• **What to do**
Among the lines of this listing, determine how many contain the string "React". Answer with the number only.

┄┄┄┄┄┄┄┄┄┄

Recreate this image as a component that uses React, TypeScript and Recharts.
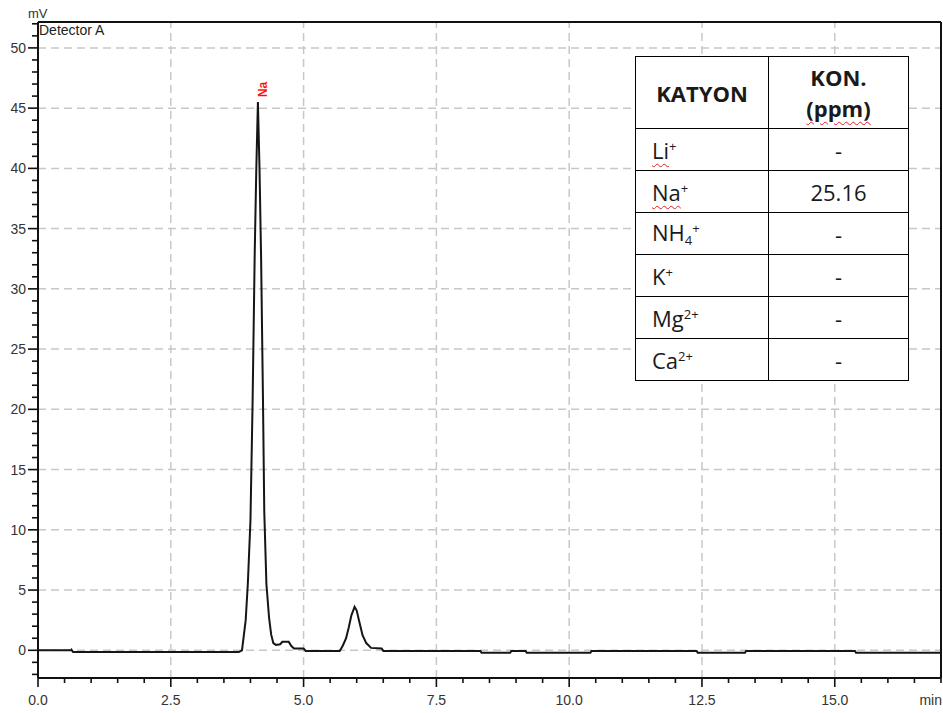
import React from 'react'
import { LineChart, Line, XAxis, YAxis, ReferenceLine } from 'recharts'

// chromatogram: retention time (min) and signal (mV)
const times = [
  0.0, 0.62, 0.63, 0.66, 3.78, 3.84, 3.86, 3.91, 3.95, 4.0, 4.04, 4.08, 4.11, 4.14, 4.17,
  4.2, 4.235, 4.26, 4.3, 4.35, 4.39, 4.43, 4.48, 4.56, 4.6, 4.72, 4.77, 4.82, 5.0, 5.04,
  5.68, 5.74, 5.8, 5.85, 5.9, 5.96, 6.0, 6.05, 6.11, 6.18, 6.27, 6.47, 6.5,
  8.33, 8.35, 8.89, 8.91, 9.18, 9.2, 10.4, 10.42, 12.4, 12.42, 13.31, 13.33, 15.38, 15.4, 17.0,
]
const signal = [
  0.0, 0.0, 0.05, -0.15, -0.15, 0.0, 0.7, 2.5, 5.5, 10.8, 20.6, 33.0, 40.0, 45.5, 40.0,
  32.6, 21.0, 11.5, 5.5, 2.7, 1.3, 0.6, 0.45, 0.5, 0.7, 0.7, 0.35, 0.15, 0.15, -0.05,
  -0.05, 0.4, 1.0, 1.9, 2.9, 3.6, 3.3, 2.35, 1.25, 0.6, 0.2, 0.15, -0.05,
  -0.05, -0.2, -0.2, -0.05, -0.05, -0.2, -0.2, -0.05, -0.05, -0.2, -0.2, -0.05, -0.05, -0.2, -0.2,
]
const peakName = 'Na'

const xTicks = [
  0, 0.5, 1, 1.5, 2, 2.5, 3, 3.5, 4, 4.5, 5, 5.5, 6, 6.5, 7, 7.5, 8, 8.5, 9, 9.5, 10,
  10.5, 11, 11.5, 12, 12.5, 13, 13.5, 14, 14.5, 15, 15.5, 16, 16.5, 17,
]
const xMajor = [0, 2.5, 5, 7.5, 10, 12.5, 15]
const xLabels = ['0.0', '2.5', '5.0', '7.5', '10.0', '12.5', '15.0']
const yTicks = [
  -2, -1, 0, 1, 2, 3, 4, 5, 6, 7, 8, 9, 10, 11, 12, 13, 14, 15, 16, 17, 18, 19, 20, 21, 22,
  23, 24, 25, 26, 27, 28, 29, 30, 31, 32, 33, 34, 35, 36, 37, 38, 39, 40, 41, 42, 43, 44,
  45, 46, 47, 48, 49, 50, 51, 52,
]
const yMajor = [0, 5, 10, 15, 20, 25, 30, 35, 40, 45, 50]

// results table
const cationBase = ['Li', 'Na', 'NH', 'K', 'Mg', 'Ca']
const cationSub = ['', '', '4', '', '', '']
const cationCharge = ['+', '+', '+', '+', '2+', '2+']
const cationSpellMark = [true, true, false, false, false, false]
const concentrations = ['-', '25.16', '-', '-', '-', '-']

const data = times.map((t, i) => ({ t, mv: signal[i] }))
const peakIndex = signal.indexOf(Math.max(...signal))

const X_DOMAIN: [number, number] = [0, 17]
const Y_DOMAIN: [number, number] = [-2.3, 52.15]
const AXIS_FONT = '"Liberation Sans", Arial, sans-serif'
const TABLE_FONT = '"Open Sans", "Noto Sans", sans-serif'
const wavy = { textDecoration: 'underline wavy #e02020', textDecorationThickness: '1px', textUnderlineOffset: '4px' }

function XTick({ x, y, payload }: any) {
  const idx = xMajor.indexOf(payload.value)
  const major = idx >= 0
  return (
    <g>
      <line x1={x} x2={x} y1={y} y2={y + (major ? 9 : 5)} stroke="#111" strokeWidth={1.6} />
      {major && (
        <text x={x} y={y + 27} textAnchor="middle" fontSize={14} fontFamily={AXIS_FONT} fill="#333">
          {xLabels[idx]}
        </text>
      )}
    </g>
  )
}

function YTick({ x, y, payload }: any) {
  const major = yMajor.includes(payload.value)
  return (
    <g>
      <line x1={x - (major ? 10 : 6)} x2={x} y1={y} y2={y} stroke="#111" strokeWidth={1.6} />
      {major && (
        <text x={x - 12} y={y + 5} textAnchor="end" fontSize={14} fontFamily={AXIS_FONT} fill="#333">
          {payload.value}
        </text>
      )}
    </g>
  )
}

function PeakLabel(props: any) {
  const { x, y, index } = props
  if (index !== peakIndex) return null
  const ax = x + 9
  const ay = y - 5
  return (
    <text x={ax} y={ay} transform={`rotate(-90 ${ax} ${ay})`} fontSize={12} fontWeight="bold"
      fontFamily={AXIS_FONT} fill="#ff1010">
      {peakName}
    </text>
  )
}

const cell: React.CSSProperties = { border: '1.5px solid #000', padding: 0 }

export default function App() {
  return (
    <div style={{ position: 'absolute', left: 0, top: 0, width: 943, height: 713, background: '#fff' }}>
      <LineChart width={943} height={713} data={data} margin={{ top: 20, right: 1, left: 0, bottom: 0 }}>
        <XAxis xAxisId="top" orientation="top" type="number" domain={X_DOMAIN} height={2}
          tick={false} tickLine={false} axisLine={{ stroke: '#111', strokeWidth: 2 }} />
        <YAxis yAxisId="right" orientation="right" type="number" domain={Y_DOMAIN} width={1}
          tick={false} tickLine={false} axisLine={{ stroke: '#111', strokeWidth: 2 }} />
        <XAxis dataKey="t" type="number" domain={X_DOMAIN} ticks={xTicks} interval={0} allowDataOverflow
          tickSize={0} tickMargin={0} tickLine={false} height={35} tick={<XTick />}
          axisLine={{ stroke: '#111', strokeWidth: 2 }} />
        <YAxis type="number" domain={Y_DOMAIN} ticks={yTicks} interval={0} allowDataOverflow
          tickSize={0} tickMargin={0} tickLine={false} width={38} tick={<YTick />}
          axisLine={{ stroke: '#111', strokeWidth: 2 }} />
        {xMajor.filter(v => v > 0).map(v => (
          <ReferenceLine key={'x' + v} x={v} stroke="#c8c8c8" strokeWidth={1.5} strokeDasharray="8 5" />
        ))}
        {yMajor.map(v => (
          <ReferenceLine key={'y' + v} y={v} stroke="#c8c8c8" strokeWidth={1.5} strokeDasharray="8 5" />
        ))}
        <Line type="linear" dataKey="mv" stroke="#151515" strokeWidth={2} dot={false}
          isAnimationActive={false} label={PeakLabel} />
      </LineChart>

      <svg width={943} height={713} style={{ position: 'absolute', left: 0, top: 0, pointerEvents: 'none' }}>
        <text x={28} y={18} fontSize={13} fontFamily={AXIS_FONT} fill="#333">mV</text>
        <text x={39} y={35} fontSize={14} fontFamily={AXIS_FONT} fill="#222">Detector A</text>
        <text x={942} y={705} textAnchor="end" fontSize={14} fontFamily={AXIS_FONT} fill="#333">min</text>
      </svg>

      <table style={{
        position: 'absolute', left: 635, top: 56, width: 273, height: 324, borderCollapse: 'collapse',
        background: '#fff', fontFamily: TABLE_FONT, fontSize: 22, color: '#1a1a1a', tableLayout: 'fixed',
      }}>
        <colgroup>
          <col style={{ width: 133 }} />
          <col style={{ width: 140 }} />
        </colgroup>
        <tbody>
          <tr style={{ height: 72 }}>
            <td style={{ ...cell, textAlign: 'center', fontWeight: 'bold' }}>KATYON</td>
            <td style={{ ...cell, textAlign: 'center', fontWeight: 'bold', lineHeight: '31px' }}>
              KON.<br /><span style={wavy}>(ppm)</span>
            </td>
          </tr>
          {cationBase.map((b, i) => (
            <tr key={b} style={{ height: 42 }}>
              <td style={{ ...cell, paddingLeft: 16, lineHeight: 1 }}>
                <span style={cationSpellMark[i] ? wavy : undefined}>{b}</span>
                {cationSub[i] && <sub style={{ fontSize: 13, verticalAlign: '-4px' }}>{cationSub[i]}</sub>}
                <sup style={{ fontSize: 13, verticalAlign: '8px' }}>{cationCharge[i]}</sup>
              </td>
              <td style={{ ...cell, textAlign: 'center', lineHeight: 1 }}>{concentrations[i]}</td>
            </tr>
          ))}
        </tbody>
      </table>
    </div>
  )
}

┄┄┄┄┄┄┄┄┄┄

• **Expected answer**
3